鳥居をくぐって石段を登る。
いつもの癖で石段の数を数え始めてしまう。
まず60段。
扁額には〈妙見尊〉となっているので、以後この名称を使用する。
平らな場所に出ると少し先にまた石段がある。
その手前には鳥居がふたつ。
最初の鳥居は両脇にコンクリートの柱が立ち、
それを繋ぐように鉄のパイプが通されている。
パイプには縄がかけられ
先端に結び目のある細い縄がいくつも垂れ下がる。
同じように吊り下げられた木札には
廣目天王、増長天王、持国天王、
多聞天王の四天王の文字。
次の鳥居の扁額には中央に〈北辰妙見尊〉の文字。
それを取り囲むように亀と龍がもつれ合った姿。
亀は妙見神が乗る想像上の神獣〈玄武〉だろう。
この地方に残された話としては、
妙見神は妙見山頂に〈青龍〉に乗って現れたとある。
妙見神が乗るのは〈玄武〉ではなかったろうか?
とすると、鳥居の扁額に描かれているのは
玄武と青龍ということか?
鳥居の左の社には布袋と福禄寿が祀られる。
その横の二十三夜塔の前に置かれているのは、
縄で作られた蛇(龍のように見える)の頭である。
これは妙見尊で毎年8月7日に行われている
〈蛇より〉の萱でよられた蛇の頭部。
100m以上ある身体は、
この先の石段に沿って置かれている。
蛇の身体は石段のへりを延びていく。
石段の途中にあった稲荷社。干からびた餠が備えられているが、祭られているのはなんだろうか。

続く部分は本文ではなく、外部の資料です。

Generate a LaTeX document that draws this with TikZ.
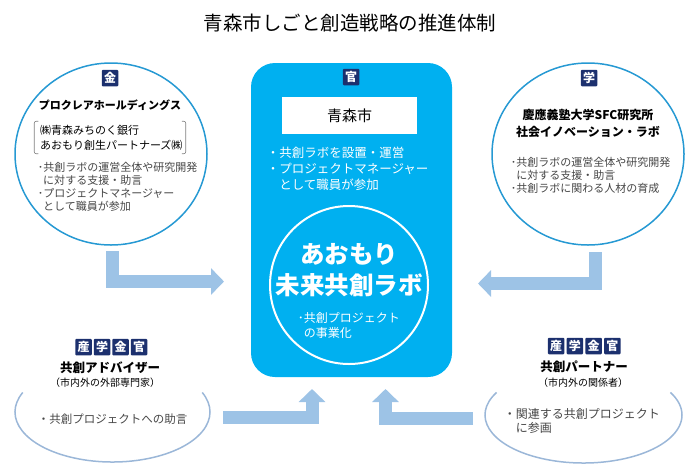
\documentclass[tikz,border=0pt]{standalone}
\usepackage{fontspec}
\setmainfont{Noto Sans CJK JP}
\usepackage{tikz}
\usetikzlibrary{positioning, shapes.geometric, arrows.meta}
\definecolor{labcyan}{RGB}{0,176,240}
\definecolor{tagnavy}{RGB}{28,48,110}
\definecolor{ringblue}{RGB}{38,153,211}
\definecolor{ovalblue}{RGB}{155,183,216}
\definecolor{arrowblue}{RGB}{157,195,230}
\definecolor{notegray}{RGB}{70,70,70}
\tikzset{
	tag/.style={fill=tagnavy, text=white, font=\bfseries\fontsize{12}{12}\selectfont,
		minimum size=16.5pt, inner sep=0pt, rounded corners=1pt}
}
\tikzset{
	headtext/.style={font=\bfseries\fontsize{12}{16.5}\selectfont, align=center, inner sep=0pt},
	subtext/.style={font=\fontsize{10}{12}\selectfont, inner sep=0pt},
	notetext/.style={font=\fontsize{11}{13}\selectfont, text=notegray, align=left,
		anchor=north west, inner sep=0pt},
	whitetext/.style={font=\fontsize{12.5}{16}\selectfont, text=white, align=left,
		anchor=north west, inner sep=0pt},
	blockarrow/.style={draw=arrowblue, line width=13pt, line join=miter,
		-{Triangle[length=13pt, width=26pt]}}
}

\begin{document}
\begin{tikzpicture}[x=1pt, y=-1pt, line width=1.5pt]
      \useasboundingbox (0,0) rectangle (700,472);
      \node[font=\fontsize{19.5}{22}\selectfont] (title) at (350,23) {青森市しごと創造戦略の推進体制};
      % center: lab box
      \node[fill=labcyan, rounded corners=24pt, minimum width=201pt, minimum height=314pt] (lab) at (351.5,220) {};
      \node[tag] (labtag) at (351,77) {官};
      \node[fill=white, minimum width=135pt, minimum height=37pt, font=\fontsize{15}{15}\selectfont] (city) at (349.5,115.5) {青森市};
      \node[whitetext] (citynote) at (266,146) {・共創ラボを設置・運営\\・プロジェクトマネージャー\\\hspace{1em}として職員が参加};
      \draw[white, line width=2pt] (349,285) circle (79);
      \node[font=\bfseries\fontsize{24.5}{31}\selectfont, text=white, align=center] (labname) at (349,270) {あおもり\\未来共創ラボ};
      \node[whitetext, font=\fontsize{12}{15}\selectfont] (labnote) at (297,311.5) {･共創プロジェクト\\\hspace{0.5em}の事業化};
      % left circle (kin)
      \node[ellipse, draw=ringblue, minimum width=192pt, minimum height=182pt] (kin) at (111,154) {};
      \node[tag] (kintag) at (110,78) {金};
      \node[headtext, font=\bfseries\fontsize{11}{15}\selectfont] (kinhead) at (110,105) {プロクレアホールディングス};
      \node[font=\fontsize{11}{15}\selectfont, text width=140pt, align=left, inner xsep=5pt, inner ysep=0pt,
        minimum height=31pt] (bank) at (110,137.5) {㈱青森みちのく銀行\\あおもり創生パートナーズ㈱};
      \draw[gray, line width=0.6pt, rounded corners=2pt] ([xshift=4pt]bank.north west) -- (bank.north west) -- (bank.south west) -- ([xshift=4pt]bank.south west);
      \draw[gray, line width=0.6pt, rounded corners=2pt] ([xshift=-4pt]bank.north east) -- (bank.north east) -- (bank.south east) -- ([xshift=-4pt]bank.south east);
      \node[notetext] (kinnote) at (37,161.5) {･共創ラボの運営全体や研究開発\\\hspace{0.5em}に対する支援・助言\\･プロジェクトマネージャー\\\hspace{0.5em}として職員が参加};
      % right circle (gaku)
      \node[ellipse, draw=ringblue, minimum width=192pt, minimum height=182pt] (gaku) at (588,154) {};
      \node[tag] (gakutag) at (589,78) {学};
      \node[headtext] (gakuhead) at (588,123.5) {慶應義塾大学SFC研究所\\社会イノベーション・ラボ};
      \node[notetext] (gakunote) at (510,156) {･共創ラボの運営全体や研究開発\\\hspace{0.5em}に対する支援・助言\\･共創ラボに関わる人材の育成};
      % bottom left: adviser
      \foreach \c [count=\i] in {産,学,金,官}
        \node[tag] (advtag\i) at (65+18.5*\i,347) {\c};
      \node[headtext, font=\bfseries\fontsize{12.5}{15}\selectfont] (advhead) at (110,368) {共創アドバイザー};
      \node[subtext] (advsub) at (105,383) {（市内外の外部専門家）};
      \draw[ovalblue] (112.5,412) ++(203:97.5 and 50) arc[start angle=203, end angle=-23, x radius=97.5, y radius=50];
      \node[notetext, font=\fontsize{11.5}{14}\selectfont] (advnote) at (37,413) {・共創プロジェクトへの助言};
      % bottom right: partner
      \foreach \c [count=\i] in {産,学,金,官}
        \node[tag] (parttag\i) at (537.5+18.7*\i,346) {\c};
      \node[headtext, font=\bfseries\fontsize{12.5}{15}\selectfont] (parthead) at (584,367) {共創パートナー};
      \node[subtext] (partsub) at (583,383) {（市内外の関係者）};
      \draw[ovalblue] (583.5,415) ++(208:98.5 and 48) arc[start angle=208, end angle=-28, x radius=98.5, y radius=48];
      \node[notetext, font=\fontsize{12}{14}\selectfont] (partnote) at (503,408) {・関連する共創プロジェクト\\\hspace{1em}に参画};
      % arrows into the lab
      \coordinate (kinout) at (112.5,251);
      \coordinate (labinL) at (224,281.5);
      \coordinate (gakuout) at (595,252);
      \coordinate (labinR) at (478,283.5);
      \coordinate (advout) at (223,417.5);
      \coordinate (labinBL) at (312,389);
      \coordinate (partout) at (473,418.5);
      \coordinate (labinBR) at (385.5,389);
      \draw[blockarrow] (kinout) |- (labinL);
      \draw[blockarrow] (gakuout) |- (labinR);
      \draw[blockarrow] (advout) -| (labinBL);
      \draw[blockarrow] (partout) -| (labinBR);
    \end{tikzpicture}
\end{document}
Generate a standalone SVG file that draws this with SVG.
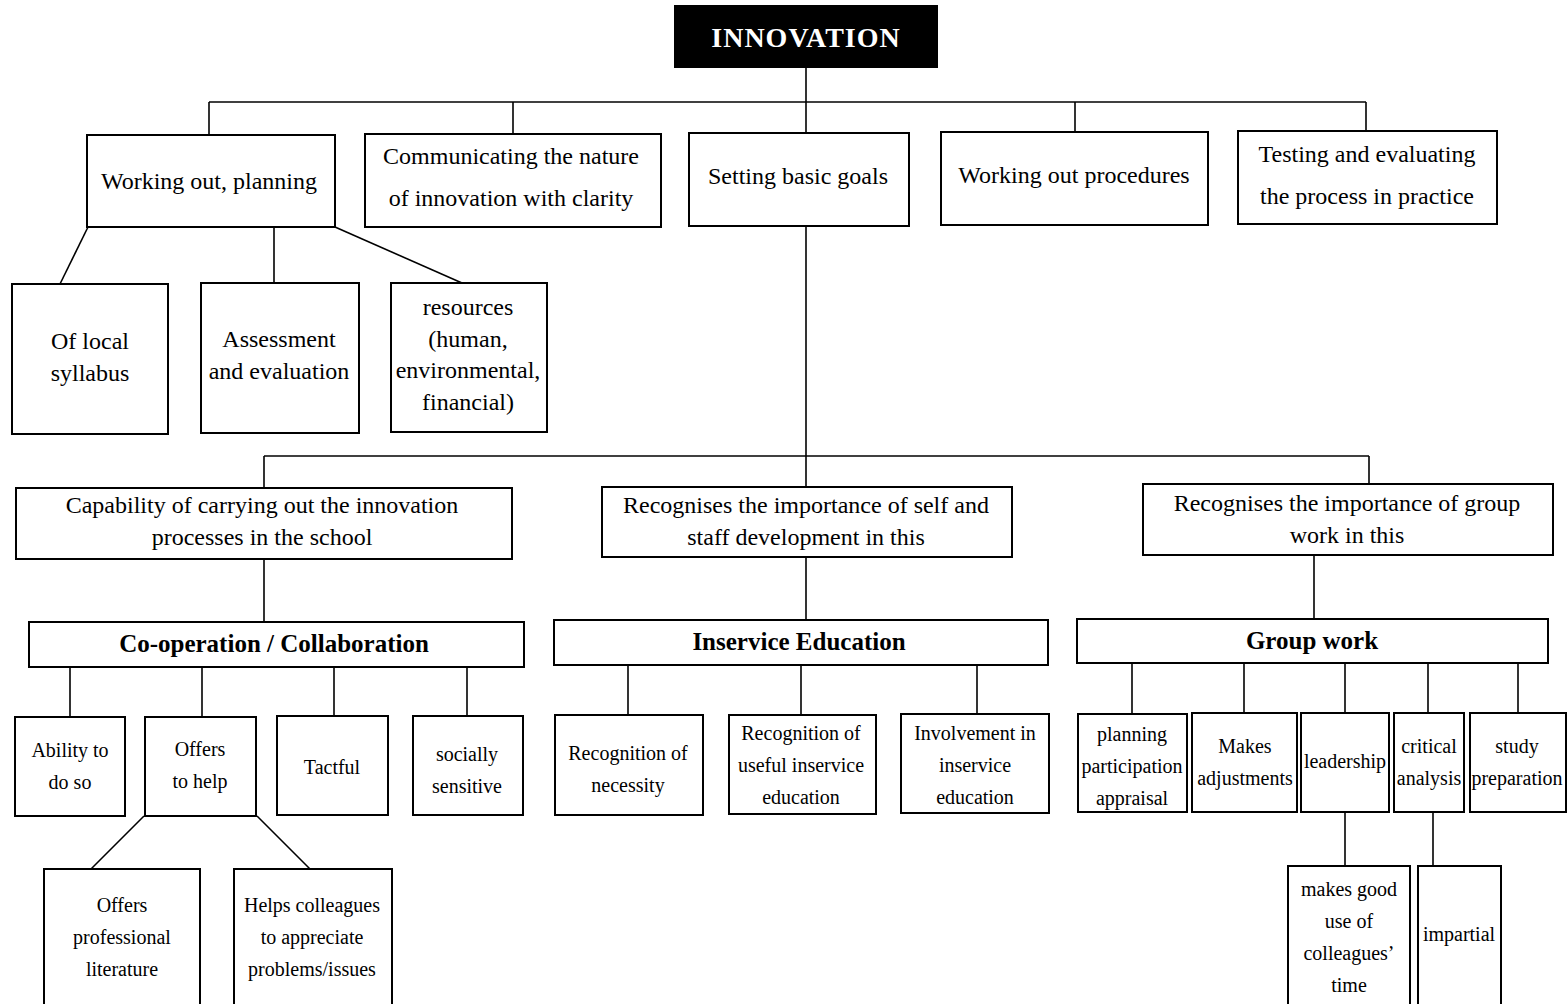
<svg xmlns="http://www.w3.org/2000/svg" width="1568" height="1004" viewBox="0 0 1568 1004">
<style>
.b{fill:#fff;stroke:#000;stroke-width:2}
.t{font-family:"Liberation Serif","Times New Roman",serif;font-size:24px;fill:#000;text-anchor:middle}
.s{font-family:"Liberation Serif","Times New Roman",serif;font-size:20px;fill:#000;text-anchor:middle}
.h{font-family:"Liberation Serif","Times New Roman",serif;font-size:25px;font-weight:bold;fill:#000;text-anchor:middle}
.c line{stroke:#000;stroke-width:1.6}
</style>
<rect width="1568" height="1004" fill="#fff"/>
<g class="c" id="connectors">
<line x1="806" y1="68" x2="806" y2="133"/>
<line x1="209" y1="102" x2="1366" y2="102"/>
<line x1="209" y1="102" x2="209" y2="135"/>
<line x1="513" y1="102" x2="513" y2="134"/>
<line x1="1075" y1="102" x2="1075" y2="132"/>
<line x1="1366" y1="102" x2="1366" y2="131"/>
<line x1="88" y1="227" x2="60" y2="284"/>
<line x1="274" y1="227" x2="274" y2="283"/>
<line x1="335" y1="227" x2="462" y2="283"/>
<line x1="806" y1="226" x2="806" y2="456"/>
<line x1="264" y1="456" x2="1369" y2="456"/>
<line x1="264" y1="456" x2="264" y2="488"/>
<line x1="806" y1="456" x2="806" y2="487"/>
<line x1="1369" y1="456" x2="1369" y2="484"/>
<line x1="264" y1="559" x2="264" y2="622"/>
<line x1="806" y1="557" x2="806" y2="620"/>
<line x1="1314" y1="555" x2="1314" y2="619"/>
<line x1="70" y1="667" x2="70" y2="717"/>
<line x1="202" y1="667" x2="202" y2="717"/>
<line x1="334" y1="667" x2="334" y2="716"/>
<line x1="467" y1="667" x2="467" y2="716"/>
<line x1="144" y1="816" x2="91" y2="869"/>
<line x1="257" y1="816" x2="310" y2="869"/>
<line x1="628" y1="665" x2="628" y2="715"/>
<line x1="801" y1="665" x2="801" y2="715"/>
<line x1="977" y1="665" x2="977" y2="714"/>
<line x1="1132" y1="663" x2="1132" y2="714"/>
<line x1="1244" y1="663" x2="1244" y2="713"/>
<line x1="1345" y1="663" x2="1345" y2="713"/>
<line x1="1428" y1="663" x2="1428" y2="713"/>
<line x1="1518" y1="663" x2="1518" y2="713"/>
<line x1="1345" y1="812" x2="1345" y2="866"/>
<line x1="1433" y1="812" x2="1433" y2="866"/>
</g>
<g id="innovation"><rect x="674" y="5" width="264" height="63" fill="#000"/><text x="806" y="47" font-family="'Liberation Serif','Times New Roman',serif" font-size="28" font-weight="bold" letter-spacing="1" fill="#fff" text-anchor="middle">INNOVATION</text></g>
<g id="working-out-planning"><rect class="b" x="87" y="135" width="248" height="92"/><text class="t" x="209" y="189">Working out, planning</text></g>
<g id="communicating"><rect class="b" x="365" y="134" width="296" height="93"/><text class="t" x="511" y="164">Communicating the nature</text><text class="t" x="511" y="206">of innovation with clarity</text></g>
<g id="setting-goals"><rect class="b" x="689" y="133" width="220" height="93"/><text class="t" x="798" y="184">Setting basic goals</text></g>
<g id="working-procedures"><rect class="b" x="941" y="132" width="267" height="93"/><text class="t" x="1074" y="183">Working out procedures</text></g>
<g id="testing"><rect class="b" x="1238" y="131" width="259" height="93"/><text class="t" x="1367" y="162">Testing and evaluating</text><text class="t" x="1367" y="204">the process in practice</text></g>
<g id="local-syllabus"><rect class="b" x="12" y="284" width="156" height="150"/><text class="t" x="90" y="349">Of local</text><text class="t" x="90" y="381">syllabus</text></g>
<g id="assessment"><rect class="b" x="201" y="283" width="158" height="150"/><text class="t" x="279" y="347">Assessment</text><text class="t" x="279" y="379">and evaluation</text></g>
<g id="resources"><rect class="b" x="391" y="283" width="156" height="149"/><text class="t" x="468" y="315">resources</text><text class="t" x="468" y="347">(human,</text><text class="t" x="468" y="378">environmental,</text><text class="t" x="468" y="410">financial)</text></g>
<g id="capability"><rect class="b" x="16" y="488" width="496" height="71"/><text class="t" x="262" y="513">Capability of carrying out the innovation</text><text class="t" x="262" y="545">processes in the school</text></g>
<g id="self-staff"><rect class="b" x="602" y="487" width="410" height="70"/><text class="t" x="806" y="513">Recognises the importance of self and</text><text class="t" x="806" y="545">staff development in this</text></g>
<g id="group-importance"><rect class="b" x="1143" y="484" width="410" height="71"/><text class="t" x="1347" y="511">Recognises the importance of group</text><text class="t" x="1347" y="543">work in this</text></g>
<g id="cooperation"><rect class="b" x="29" y="622" width="495" height="45"/><text class="h" x="274" y="652">Co-operation / Collaboration</text></g>
<g id="inservice"><rect class="b" x="554" y="620" width="494" height="45"/><text class="h" x="799" y="650">Inservice Education</text></g>
<g id="group-work"><rect class="b" x="1077" y="619" width="471" height="44"/><text class="h" x="1312" y="649">Group work</text></g>
<g id="ability"><rect class="b" x="15" y="717" width="110" height="99"/><text class="s" x="70" y="757">Ability to</text><text class="s" x="70" y="789">do so</text></g>
<g id="offers-help"><rect class="b" x="145" y="717" width="111" height="99"/><text class="s" x="200" y="756">Offers</text><text class="s" x="200" y="788">to help</text></g>
<g id="tactful"><rect class="b" x="277" y="716" width="111" height="99"/><text class="s" x="332" y="774">Tactful</text></g>
<g id="socially"><rect class="b" x="413" y="716" width="110" height="99"/><text class="s" x="467" y="761">socially</text><text class="s" x="467" y="793">sensitive</text></g>
<g id="professional-literature"><rect class="b" x="44" y="869" width="156" height="140"/><text class="s" x="122" y="912">Offers</text><text class="s" x="122" y="944">professional</text><text class="s" x="122" y="976">literature</text></g>
<g id="helps-colleagues"><rect class="b" x="234" y="869" width="158" height="140"/><text class="s" x="312" y="912">Helps colleagues</text><text class="s" x="312" y="944">to appreciate</text><text class="s" x="312" y="976">problems/issues</text></g>
<g id="recognition-necessity"><rect class="b" x="555" y="715" width="148" height="100"/><text class="s" x="628" y="760">Recognition of</text><text class="s" x="628" y="792">necessity</text></g>
<g id="recognition-useful"><rect class="b" x="729" y="715" width="147" height="99"/><text class="s" x="801" y="740">Recognition of</text><text class="s" x="801" y="772">useful inservice</text><text class="s" x="801" y="804">education</text></g>
<g id="involvement"><rect class="b" x="901" y="714" width="148" height="99"/><text class="s" x="975" y="740">Involvement in</text><text class="s" x="975" y="772">inservice</text><text class="s" x="975" y="804">education</text></g>
<g id="planning"><rect class="b" x="1078" y="714" width="109" height="98"/><text class="s" x="1132" y="741">planning</text><text class="s" x="1132" y="773">participation</text><text class="s" x="1132" y="805">appraisal</text></g>
<g id="adjustments"><rect class="b" x="1192" y="713" width="105" height="99"/><text class="s" x="1245" y="753">Makes</text><text class="s" x="1245" y="785">adjustments</text></g>
<g id="leadership"><rect class="b" x="1301" y="713" width="88" height="99"/><text class="s" x="1345" y="768">leadership</text></g>
<g id="critical"><rect class="b" x="1394" y="713" width="70" height="99"/><text class="s" x="1429" y="753">critical</text><text class="s" x="1429" y="785">analysis</text></g>
<g id="study"><rect class="b" x="1470" y="713" width="96" height="99"/><text class="s" x="1517" y="753">study</text><text class="s" x="1517" y="785">preparation</text></g>
<g id="good-use"><rect class="b" x="1288" y="866" width="122" height="143"/><text class="s" x="1349" y="896">makes good</text><text class="s" x="1349" y="928">use of</text><text class="s" x="1349" y="960">colleagues’</text><text class="s" x="1349" y="992">time</text></g>
<g id="impartial"><rect class="b" x="1418" y="866" width="83" height="143"/><text class="s" x="1459" y="941">impartial</text></g>
</svg>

妙見寺が文政5(1822)年に刊行した〈北辰妙見尊略縁記〉には次のように記されている。
〈寛文二年の春、諸国に疫病が流行した折、妙見宮の神木に大注連を張って北辰四天を祭り、また茅で三百間に及ぶ大蛇の如き大綱をつくって郷境の道の傍に置き、村内への疫病侵入を防いだことに始まり、一時中止の時期もあったが再開後は毎年茅の大蛇をつくって疫病を防ぐ祈願を行った〉
萱(略縁記では茅)の刈り取りを行うのは
北斗七星になぞらえた旧村民の7人。
萱を刈るのは旧村民の7人。以下の写真はこの行事を紹介する妙見寺他のHPより。
この萱を、奉賛会会員が集まって
長さ100から150m程の大蛇の形に撚り上げ、
妙見尊下の鳥居から石段に沿って安置する。
より上げられた蛇の頭部。
1822年に始まったこの行事は、
一時途絶えたものの、現在まで続いている。